A nation marks time by its holidays; a family by birthdays and anniversaries. The Church, too, keeps a calendar — but instead of orbiting national events, it orbits the life of Christ. Over the course of a year the Church relives the central acts of salvation in order: his coming, his birth, his ministry, his death, his resurrection, his ascension, and the sending of the Spirit. The point is not nostalgia. Each celebration makes the grace of that mystery available again now, so the same Christ keeps shaping his people through the rhythm of the year.

The year has clear seasons. Advent is a season of waiting and hope, preparing for Christ's coming. Christmas celebrates his birth and the wonder that God became one of us. Then comes a stretch of Ordinary Time, when the Church walks with Jesus through his teaching and miracles. Lent is forty days of repentance, prayer, and self-denial in preparation for Easter. The Easter Triduum — the evening of Holy Thursday through Easter Sunday — is the very summit of the whole year, marking the Lord's Supper, his death, and his rising. Easter itself is a fifty-day celebration of the resurrection that ends at Pentecost, when the Holy Spirit comes. A second span of Ordinary Time then carries the Church to the year's close on the feast of Christ the King.

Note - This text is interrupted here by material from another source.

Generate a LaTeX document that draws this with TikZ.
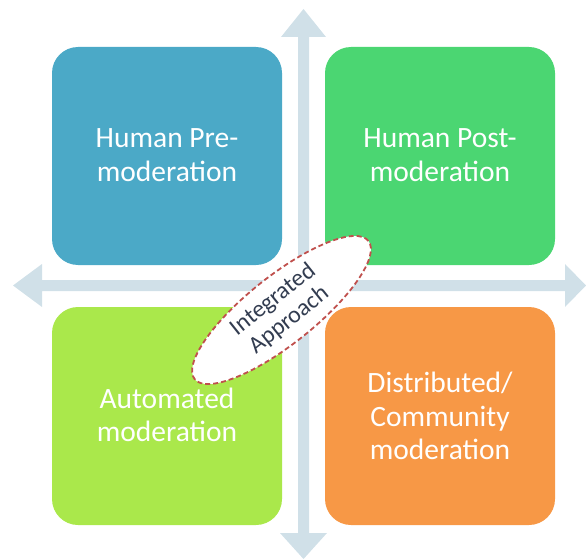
\documentclass[tikz,border=0pt]{standalone}
\usepackage{fontspec}
\setmainfont{Carlito}
\usetikzlibrary{shapes.geometric}
\definecolor{axis}{RGB}{208,224,232}
\definecolor{cblue}{RGB}{75,169,199}
\definecolor{cgreen}{RGB}{75,214,114}
\definecolor{clime}{RGB}{170,232,75}
\definecolor{corange}{RGB}{247,152,70}
\definecolor{cred}{RGB}{192,80,77}
\definecolor{ctext}{RGB}{50,60,80}
\tikzset{
  quad/.style={rounded corners=26pt, minimum width=230pt, minimum height=218pt, inner sep=0pt},
  quadtext/.style={text=white, align=center, font=\fontsize{29.5}{33.5}\selectfont},
}
\begin{document}
\begin{tikzpicture}[x=1pt,y=-1pt]
\useasboundingbox (0,0) rectangle (586,559);
% axes
\fill[axis] (303.5,9) -- (326,37) -- (309,37) -- (309,533) -- (327,533) -- (303.5,559) -- (280,533) -- (298,533) -- (298,37) -- (281,37) -- cycle;
\fill[axis] (13,285.5) -- (42,264) -- (42,280) -- (565,280) -- (565,264) -- (586,285.5) -- (565,307) -- (565,291) -- (42,291) -- (42,307) -- cycle;
% quadrants
\node[quad, fill=cblue] (tl) at (167,156) {};
\node[quadtext] (tlt) at (167,155) {Human Pre-\\moderation};
\node[quad, fill=cgreen] (tr) at (440,156) {};
\node[quadtext] (trt) at (440,155) {Human Post-\\moderation};
\node[quad, fill=clime] (bl) at (167,416) {};
\node[quadtext] (blt) at (167,415) {Automated\\moderation};
\node[quad, fill=corange] (br) at (440,416) {};
\node[quadtext] (brt) at (440,416) {Distributed/\\Community\\moderation};
% integrated approach
\node[ellipse, draw=cred, dash pattern=on 5pt off 3pt, line width=1.8pt, fill=white, minimum width=222pt, minimum height=68pt, rotate=38.5, inner sep=0pt, text=ctext, align=center, font=\fontsize{24}{26}\selectfont] (ia) at (281.5,310) {Integrated\\Approach};
\end{tikzpicture}
\end{document}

Woven through these seasons are feast days — celebrations of the Lord, of Mary, and of the saints — which act like signposts, holding up real men and women in whom Christ's life already bore fruit. At the center of every Sunday, and indeed every season, stands the resurrection; the whole calendar is finally an extended meditation on the Paschal Mystery, the dying and rising of Jesus.

A good way to picture it is a spiral staircase rather than a flat circle. Every year you pass the same feasts — another Christmas, another Easter — but you are not the same person you were last time around, and you are meant to climb. The repetition is not monotony; it is formation. Just as a melody only reveals itself when it returns to a theme with deeper feeling, the believer who keeps the seasons year after year is slowly tuned to the shape of Christ's own life.

This is why the calendar isn't decoration for the devout but a school of discipleship for everyone. By fasting in Lent and rejoicing at Easter, by waiting in Advent and marveling at Christmas, a Catholic's body, emotions, and schedule are gradually conformed to the rhythm of the Gospel itself.

Why this matters

Left to ourselves, our calendars fill up with deadlines, seasons of consumption, and whatever the culture happens to celebrate. The liturgical year offers a different way to measure time — one that keeps returning the heart to God. It saves faith from being a once-a-week add-on by letting the whole year carry it: there is a season to hope, a season to repent, a season to rejoice, each arriving whether or not we feel like it, and each gently retraining us.

Myth Common misunderstanding

Some treat the seasons as mere customs — colored vestments and traditional foods, pleasant but optional decoration. But the liturgical year isn't ornamental storytelling about the past; through it the saving events of Christ are made present and effective for the worshipper today. Keeping Lent or Easter is not playing historical dress-up; it is being drawn, again, into the very mysteries the seasons celebrate.

Scripture connections

  • Luke 2:6-7 — the birth of Jesus, the event the Christmas season makes present.
  • Acts 2:1-4 — Pentecost, the close of the Easter season and the birth of the Church.
  • Galatians 4:4-5 — "when the fullness of time had come, God sent his Son," showing salvation entering and shaping human time.
  • Hebrews 13:8 — "Jesus Christ is the same yesterday, today, and forever," the unchanging Lord the changing seasons keep celebrating.

Church teaching references

  • CCC 1163, 1168, 1169, 1171, 1173
  • The Second Vatican Council (Sacrosanctum Concilium 102) teaches that the Church unfolds the whole mystery of Christ across the year, from his coming to his return.

Reflect

As the next season of the Church's year approaches, what is one small practice you could take up to actually live it — rather than letting it pass like any other month?